Request:
Transcribe the material in full. Nothing should differ except that the pictures are left out.
※
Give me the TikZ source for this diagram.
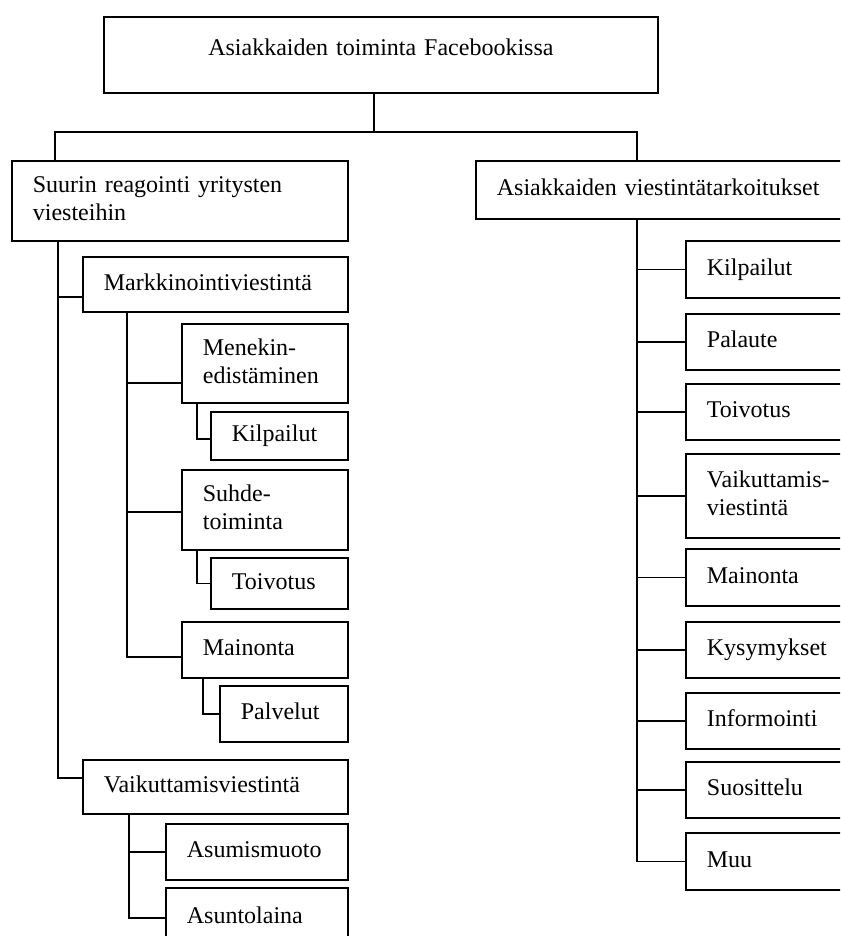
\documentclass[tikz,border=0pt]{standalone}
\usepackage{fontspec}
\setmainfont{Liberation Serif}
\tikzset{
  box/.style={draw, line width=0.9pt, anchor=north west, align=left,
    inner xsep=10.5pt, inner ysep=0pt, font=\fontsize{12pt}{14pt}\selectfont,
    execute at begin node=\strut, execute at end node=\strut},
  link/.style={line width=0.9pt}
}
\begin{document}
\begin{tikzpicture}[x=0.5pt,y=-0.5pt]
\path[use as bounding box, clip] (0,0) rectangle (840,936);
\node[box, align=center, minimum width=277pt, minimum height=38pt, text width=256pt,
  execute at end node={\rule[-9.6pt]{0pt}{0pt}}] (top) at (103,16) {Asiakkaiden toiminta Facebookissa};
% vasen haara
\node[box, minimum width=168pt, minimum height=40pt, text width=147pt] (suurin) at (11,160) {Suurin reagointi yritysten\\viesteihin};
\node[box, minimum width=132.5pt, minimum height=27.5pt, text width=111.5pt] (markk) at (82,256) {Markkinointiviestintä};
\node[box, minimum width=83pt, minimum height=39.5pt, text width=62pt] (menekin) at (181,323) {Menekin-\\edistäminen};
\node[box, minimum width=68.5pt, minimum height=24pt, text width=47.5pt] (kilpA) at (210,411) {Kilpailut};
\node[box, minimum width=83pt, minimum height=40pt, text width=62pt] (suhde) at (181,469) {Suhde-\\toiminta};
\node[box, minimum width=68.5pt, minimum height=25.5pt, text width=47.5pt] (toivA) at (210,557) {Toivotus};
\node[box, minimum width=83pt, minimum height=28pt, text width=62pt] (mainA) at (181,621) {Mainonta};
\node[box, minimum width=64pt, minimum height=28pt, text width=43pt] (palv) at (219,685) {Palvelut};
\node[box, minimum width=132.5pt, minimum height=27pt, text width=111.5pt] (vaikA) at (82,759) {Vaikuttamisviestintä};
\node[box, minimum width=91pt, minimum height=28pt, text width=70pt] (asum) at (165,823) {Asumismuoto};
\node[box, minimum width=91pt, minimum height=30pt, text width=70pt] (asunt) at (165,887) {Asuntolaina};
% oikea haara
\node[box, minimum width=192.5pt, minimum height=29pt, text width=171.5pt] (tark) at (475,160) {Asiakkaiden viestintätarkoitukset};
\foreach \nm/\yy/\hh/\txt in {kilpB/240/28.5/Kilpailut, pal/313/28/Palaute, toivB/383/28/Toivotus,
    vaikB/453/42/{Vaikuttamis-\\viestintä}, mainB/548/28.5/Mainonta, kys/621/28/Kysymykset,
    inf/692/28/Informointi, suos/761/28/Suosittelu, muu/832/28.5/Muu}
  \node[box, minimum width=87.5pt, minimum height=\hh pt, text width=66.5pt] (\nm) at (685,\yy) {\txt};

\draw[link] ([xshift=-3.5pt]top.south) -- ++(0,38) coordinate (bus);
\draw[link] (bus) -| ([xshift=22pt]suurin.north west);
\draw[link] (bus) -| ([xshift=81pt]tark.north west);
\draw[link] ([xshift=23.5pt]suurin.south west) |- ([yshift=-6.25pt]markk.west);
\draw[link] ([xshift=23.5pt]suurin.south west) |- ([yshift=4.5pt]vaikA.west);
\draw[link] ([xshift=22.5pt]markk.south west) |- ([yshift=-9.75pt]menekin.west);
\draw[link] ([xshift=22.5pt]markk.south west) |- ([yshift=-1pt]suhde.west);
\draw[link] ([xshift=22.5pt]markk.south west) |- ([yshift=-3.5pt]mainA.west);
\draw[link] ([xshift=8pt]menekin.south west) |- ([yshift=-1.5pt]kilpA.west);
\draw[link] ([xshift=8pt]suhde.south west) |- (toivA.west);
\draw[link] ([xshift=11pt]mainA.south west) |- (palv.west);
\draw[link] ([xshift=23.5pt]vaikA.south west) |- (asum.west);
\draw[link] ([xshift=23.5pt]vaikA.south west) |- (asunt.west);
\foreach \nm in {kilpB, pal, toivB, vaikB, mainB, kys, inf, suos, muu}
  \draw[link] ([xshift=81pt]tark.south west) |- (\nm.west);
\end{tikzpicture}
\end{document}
※
Answer for the task:
Give me the TikZ source for this diagram.
\documentclass[tikz,border=0pt]{standalone}
\usepackage{fontspec}
\setmainfont{Liberation Serif}
\tikzset{
  box/.style={draw, line width=0.9pt, anchor=north west, align=left,
    inner xsep=10.5pt, inner ysep=0pt, font=\fontsize{12pt}{14pt}\selectfont,
    execute at begin node=\strut, execute at end node=\strut},
  link/.style={line width=0.9pt}
}
\begin{document}
\begin{tikzpicture}[x=0.5pt,y=-0.5pt]
\path[use as bounding box, clip] (0,0) rectangle (840,936);
\node[box, align=center, minimum width=277pt, minimum height=38pt, text width=256pt,
  execute at end node={\rule[-9.6pt]{0pt}{0pt}}] (top) at (103,16) {Asiakkaiden toiminta Facebookissa};
% vasen haara
\node[box, minimum width=168pt, minimum height=40pt, text width=147pt] (suurin) at (11,160) {Suurin reagointi yritysten\\viesteihin};
\node[box, minimum width=132.5pt, minimum height=27.5pt, text width=111.5pt] (markk) at (82,256) {Markkinointiviestintä};
\node[box, minimum width=83pt, minimum height=39.5pt, text width=62pt] (menekin) at (181,323) {Menekin-\\edistäminen};
\node[box, minimum width=68.5pt, minimum height=24pt, text width=47.5pt] (kilpA) at (210,411) {Kilpailut};
\node[box, minimum width=83pt, minimum height=40pt, text width=62pt] (suhde) at (181,469) {Suhde-\\toiminta};
\node[box, minimum width=68.5pt, minimum height=25.5pt, text width=47.5pt] (toivA) at (210,557) {Toivotus};
\node[box, minimum width=83pt, minimum height=28pt, text width=62pt] (mainA) at (181,621) {Mainonta};
\node[box, minimum width=64pt, minimum height=28pt, text width=43pt] (palv) at (219,685) {Palvelut};
\node[box, minimum width=132.5pt, minimum height=27pt, text width=111.5pt] (vaikA) at (82,759) {Vaikuttamisviestintä};
\node[box, minimum width=91pt, minimum height=28pt, text width=70pt] (asum) at (165,823) {Asumismuoto};
\node[box, minimum width=91pt, minimum height=30pt, text width=70pt] (asunt) at (165,887) {Asuntolaina};
% oikea haara
\node[box, minimum width=192.5pt, minimum height=29pt, text width=171.5pt] (tark) at (475,160) {Asiakkaiden viestintätarkoitukset};
\foreach \nm/\yy/\hh/\txt in {kilpB/240/28.5/Kilpailut, pal/313/28/Palaute, toivB/383/28/Toivotus,
    vaikB/453/42/{Vaikuttamis-\\viestintä}, mainB/548/28.5/Mainonta, kys/621/28/Kysymykset,
    inf/692/28/Informointi, suos/761/28/Suosittelu, muu/832/28.5/Muu}
  \node[box, minimum width=87.5pt, minimum height=\hh pt, text width=66.5pt] (\nm) at (685,\yy) {\txt};

\draw[link] ([xshift=-3.5pt]top.south) -- ++(0,38) coordinate (bus);
\draw[link] (bus) -| ([xshift=22pt]suurin.north west);
\draw[link] (bus) -| ([xshift=81pt]tark.north west);
\draw[link] ([xshift=23.5pt]suurin.south west) |- ([yshift=-6.25pt]markk.west);
\draw[link] ([xshift=23.5pt]suurin.south west) |- ([yshift=4.5pt]vaikA.west);
\draw[link] ([xshift=22.5pt]markk.south west) |- ([yshift=-9.75pt]menekin.west);
\draw[link] ([xshift=22.5pt]markk.south west) |- ([yshift=-1pt]suhde.west);
\draw[link] ([xshift=22.5pt]markk.south west) |- ([yshift=-3.5pt]mainA.west);
\draw[link] ([xshift=8pt]menekin.south west) |- ([yshift=-1.5pt]kilpA.west);
\draw[link] ([xshift=8pt]suhde.south west) |- (toivA.west);
\draw[link] ([xshift=11pt]mainA.south west) |- (palv.west);
\draw[link] ([xshift=23.5pt]vaikA.south west) |- (asum.west);
\draw[link] ([xshift=23.5pt]vaikA.south west) |- (asunt.west);
\foreach \nm in {kilpB, pal, toivB, vaikB, mainB, kys, inf, suos, muu}
  \draw[link] ([xshift=81pt]tark.south west) |- (\nm.west);
\end{tikzpicture}
\end{document}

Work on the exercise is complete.